Entries with chart source code:

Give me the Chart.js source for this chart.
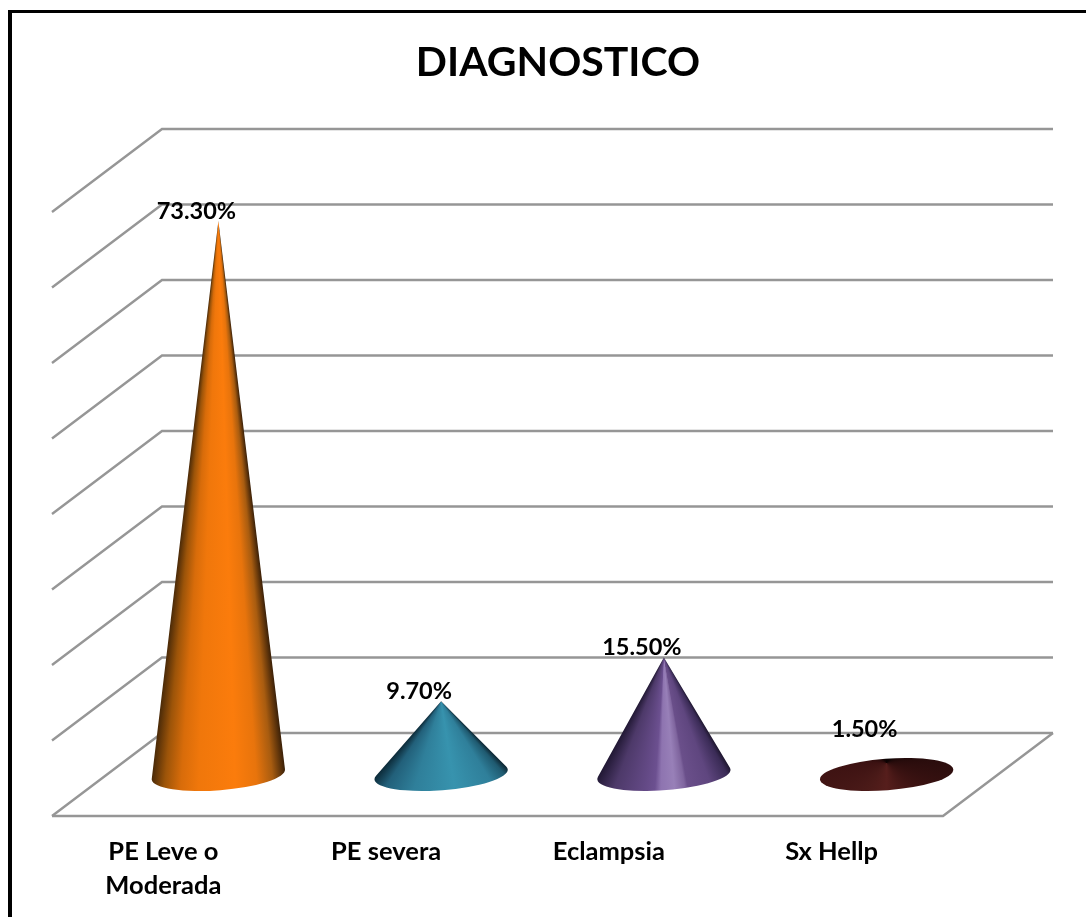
<!DOCTYPE html>
<html>
<head>
<meta charset="utf-8">
<title>DIAGNOSTICO</title>
<script src="https://cdn.jsdelivr.net/npm/chart.js@4"></script>
<style>
  html, body { margin: 0; padding: 0; background: #fff; overflow: hidden; }
  #frame { position: absolute; left: 8px; top: 10px; width: 1200px; height: 1000px; border-left: 4px solid #000; border-top: 3px solid #000; }
  #chart { position: absolute; left: 0; top: 0; }
</style>
</head>
<body>
<div id="frame"></div>
<canvas id="chart" width="1086" height="917"></canvas>
<script>
const categories = [["PE Leve o", "Moderada"], "PE severa", "Eclampsia", "Sx Hellp"];
const percentValues = [73.3, 9.7, 15.5, 1.5];
const valueLabels = ["73.30%", "9.70%", "15.50%", "1.50%"];

// Sombreado de cada cono, de izquierda a derecha
const orangeShade = [[0, "#4a2a08"], [0.1, "#9c5409"], [0.22, "#d86c0a"], [0.35, "#f0770b"], [0.62, "#fb7c0c"], [0.78, "#e8740c"], [0.9, "#a85c10"], [1, "#3a2008"]];
const tealShade = [[0, "#0c2a38"], [0.12, "#22607a"], [0.3, "#2f7f9a"], [0.55, "#3793ae"], [0.8, "#2f7f9a"], [0.93, "#1f5a70"], [1, "#0c2430"]];
const purpleShade = [[0, "#211834"], [0.15, "#4d3969"], [0.35, "#634985"], [0.42, "#6c5090"], [0.46, "#8e74b0"], [0.55, "#9880b8"], [0.62, "#7f659e"], [0.64, "#6a4f8a"], [0.8, "#5f467f"], [0.95, "#3a2b56"], [1, "#1e162e"]];
const coneShades = [orangeShade, tealShade, purpleShade];
// El ultimo es tan bajo que solo se ve la base, sombreada alrededor de la punta
const flatShade = [[0, "#2c0d0d"], [0.12, "#3f1413"], [0.25, "#561e1c"], [0.36, "#4a1a18"], [0.5, "#3d1212"], [0.56, "#2c0c0c"], [0.64, "#150505"], [0.75, "#0a0202"], [0.87, "#100404"], [1, "#2c0d0d"]];

const depthX = 110;
const depthY = -83;
const baseTilt = -0.075;
const baseRatio = 0.118;

// Paredes y piso en perspectiva
const wallsPlugin = {
  id: "walls",
  afterLayout(chart) {
    // el titulo va centrado en el marco, no en el area del grafico
    chart.titleBlock.left = 30;
    chart.titleBlock.right = chart.width;
  },
  beforeDatasetsDraw(chart) {
    const { ctx, chartArea, scales } = chart;
    const left = chartArea.left;
    const right = chartArea.right;
    ctx.save();
    ctx.strokeStyle = "#969696";
    ctx.lineWidth = 2.4;
    ctx.lineCap = "butt";
    scales.y.ticks.forEach(tick => {
      const y = scales.y.getPixelForValue(tick.value);
      ctx.beginPath();
      ctx.moveTo(left, y);
      ctx.lineTo(left + depthX, y + depthY);
      ctx.lineTo(right + depthX, y + depthY);
      ctx.stroke();
    });
    const bottom = scales.y.getPixelForValue(0);
    ctx.beginPath();
    ctx.moveTo(left, bottom);
    ctx.lineTo(right, bottom);
    ctx.lineTo(right + depthX, bottom + depthY);
    ctx.stroke();
    ctx.restore();
  }
};

// Degradado en abanico desde la punta hasta los dos bordes del cono
function shadeFill(ctx, tipX, tipY, pointLeft, pointRight, stops) {
  const slopeLeft = (pointLeft.x - tipX) / (pointLeft.y - tipY);
  const slopeRight = (pointRight.x - tipX) / (pointRight.y - tipY);
  const rayAngle = f => Math.atan2(1, slopeLeft + (slopeRight - slopeLeft) * f);
  const start = rayAngle(1);
  const span = rayAngle(0) - start;
  const grad = ctx.createConicGradient(start, tipX, tipY);
  stops.forEach(([f, color]) => {
    grad.addColorStop((rayAngle(f) - start) / (2 * Math.PI), color);
  });
  // el resto de la vuelta queda fuera del cono
  grad.addColorStop(span / (2 * Math.PI) + 0.001, stops[0][1]);
  return grad;
}

function drawCone(ctx, bar, index) {
  const cx = bar.x + depthX / 2;
  const cy = bar.base + depthY / 2;
  const tipY = bar.y + depthY / 2;
  const rx = bar.width / 2;
  const ry = bar.width * baseRatio;
  const cos = Math.cos(baseTilt);
  const sin = Math.sin(baseTilt);
  const dy = tipY - cy;
  const u = (dy * sin) / rx;
  const v = (dy * cos) / ry;
  const dist = Math.hypot(u, v);
  const onBase = angle => ({
    x: cx + rx * Math.cos(angle) * cos - ry * Math.sin(angle) * sin,
    y: cy + rx * Math.cos(angle) * sin + ry * Math.sin(angle) * cos,
  });

  ctx.beginPath();
  if (dist <= 1) {
    ctx.ellipse(cx, cy, rx, ry, baseTilt, 0, 2 * Math.PI);
    const grad = ctx.createConicGradient(0, cx, tipY);
    flatShade.forEach(([t, color]) => grad.addColorStop(t, color));
    ctx.fillStyle = grad;
  } else {
    const middle = Math.atan2(v, u);
    const spread = Math.acos(1 / dist);
    const angleRight = middle + spread;
    const angleLeft = middle - spread + 2 * Math.PI;
    ctx.moveTo(cx, tipY);
    ctx.ellipse(cx, cy, rx, ry, baseTilt, angleRight, angleLeft);
    ctx.closePath();
    ctx.fillStyle = shadeFill(ctx, cx, tipY, onBase(angleLeft), onBase(angleRight), coneShades[index]);
  }
  ctx.fill();
}

const conesPlugin = {
  id: "cones",
  afterDatasetsDraw(chart) {
    const { ctx } = chart;
    const bars = chart.getDatasetMeta(0).data;
    ctx.save();
    bars.forEach((bar, i) => drawCone(ctx, bar, i));
    ctx.fillStyle = "#000";
    ctx.font = "bold 23.5px Lato";
    ctx.textAlign = "center";
    ctx.textBaseline = "middle";
    bars.forEach((bar, i) => {
      const cx = bar.x + depthX / 2;
      const tipY = bar.y + depthY / 2;
      const baseY = bar.base + depthY / 2;
      ctx.fillText(valueLabels[i], cx - 22, Math.min(tipY - 10, baseY - 45));
    });
    ctx.restore();
  }
};

new Chart(document.getElementById("chart"), {
  type: "bar",
  data: {
    labels: categories,
    datasets: [{
      label: "DIAGNOSTICO",
      data: percentValues,
      backgroundColor: "rgba(0,0,0,0)",
      categoryPercentage: 1,
      barPercentage: 0.6,
    }]
  },
  options: {
    responsive: false,
    animation: false,
    layout: { padding: { left: 52, right: 143, top: 0, bottom: 0 } },
    plugins: {
      legend: { display: false },
      tooltip: { enabled: false },
      title: {
        display: true,
        text: "DIAGNOSTICO",
        color: "#000",
        font: { family: "Lato", weight: "bold", size: 41 },
        padding: { top: 38, bottom: 124.8 },
      }
    },
    scales: {
      x: {
        grid: { display: false },
        border: { display: false },
        ticks: {
          color: "#000",
          font: { family: "Lato", weight: "bold", size: 25.5, lineHeight: 34 / 25.5 },
          padding: 11,
          autoSkip: false,
          maxRotation: 0,
        },
        afterFit(scale) { scale.height = 101; },
      },
      y: {
        min: 0,
        max: 80,
        afterFit(scale) { scale.width = 0; },
        ticks: { display: false, stepSize: 10 },
        grid: { display: false },
        border: { display: false },
      }
    }
  },
  plugins: [wallsPlugin, conesPlugin]
});
</script>
</body>
</html>
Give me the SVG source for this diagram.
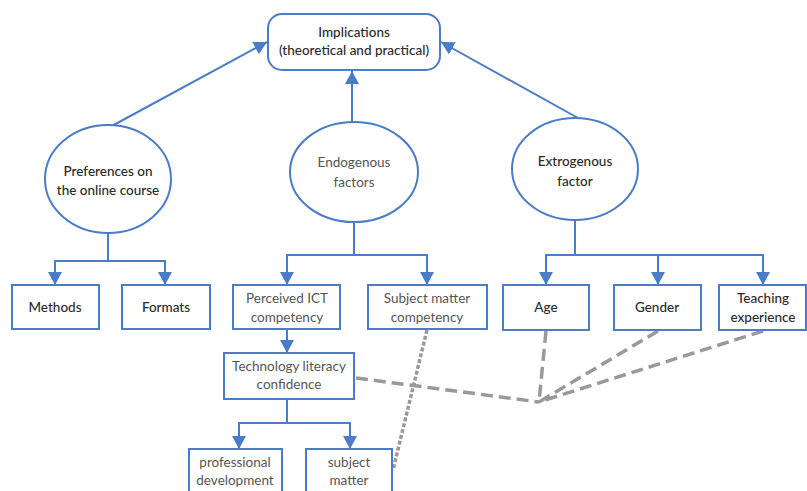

## OBJECTIVE
Repeat only the lines between the top of the entries above and the line containing "const baseRatio = 0.118;", both ends included, without the pictures.

## PROBLEM SOLUTION
Give me the Chart.js source for this chart.
<!DOCTYPE html>
<html>
<head>
<meta charset="utf-8">
<title>DIAGNOSTICO</title>
<script src="https://cdn.jsdelivr.net/npm/chart.js@4"></script>
<style>
  html, body { margin: 0; padding: 0; background: #fff; overflow: hidden; }
  #frame { position: absolute; left: 8px; top: 10px; width: 1200px; height: 1000px; border-left: 4px solid #000; border-top: 3px solid #000; }
  #chart { position: absolute; left: 0; top: 0; }
</style>
</head>
<body>
<div id="frame"></div>
<canvas id="chart" width="1086" height="917"></canvas>
<script>
const categories = [["PE Leve o", "Moderada"], "PE severa", "Eclampsia", "Sx Hellp"];
const percentValues = [73.3, 9.7, 15.5, 1.5];
const valueLabels = ["73.30%", "9.70%", "15.50%", "1.50%"];

// Sombreado de cada cono, de izquierda a derecha
const orangeShade = [[0, "#4a2a08"], [0.1, "#9c5409"], [0.22, "#d86c0a"], [0.35, "#f0770b"], [0.62, "#fb7c0c"], [0.78, "#e8740c"], [0.9, "#a85c10"], [1, "#3a2008"]];
const tealShade = [[0, "#0c2a38"], [0.12, "#22607a"], [0.3, "#2f7f9a"], [0.55, "#3793ae"], [0.8, "#2f7f9a"], [0.93, "#1f5a70"], [1, "#0c2430"]];
const purpleShade = [[0, "#211834"], [0.15, "#4d3969"], [0.35, "#634985"], [0.42, "#6c5090"], [0.46, "#8e74b0"], [0.55, "#9880b8"], [0.62, "#7f659e"], [0.64, "#6a4f8a"], [0.8, "#5f467f"], [0.95, "#3a2b56"], [1, "#1e162e"]];
const coneShades = [orangeShade, tealShade, purpleShade];
// El ultimo es tan bajo que solo se ve la base, sombreada alrededor de la punta
const flatShade = [[0, "#2c0d0d"], [0.12, "#3f1413"], [0.25, "#561e1c"], [0.36, "#4a1a18"], [0.5, "#3d1212"], [0.56, "#2c0c0c"], [0.64, "#150505"], [0.75, "#0a0202"], [0.87, "#100404"], [1, "#2c0d0d"]];

const depthX = 110;
const depthY = -83;
const baseTilt = -0.075;
const baseRatio = 0.118;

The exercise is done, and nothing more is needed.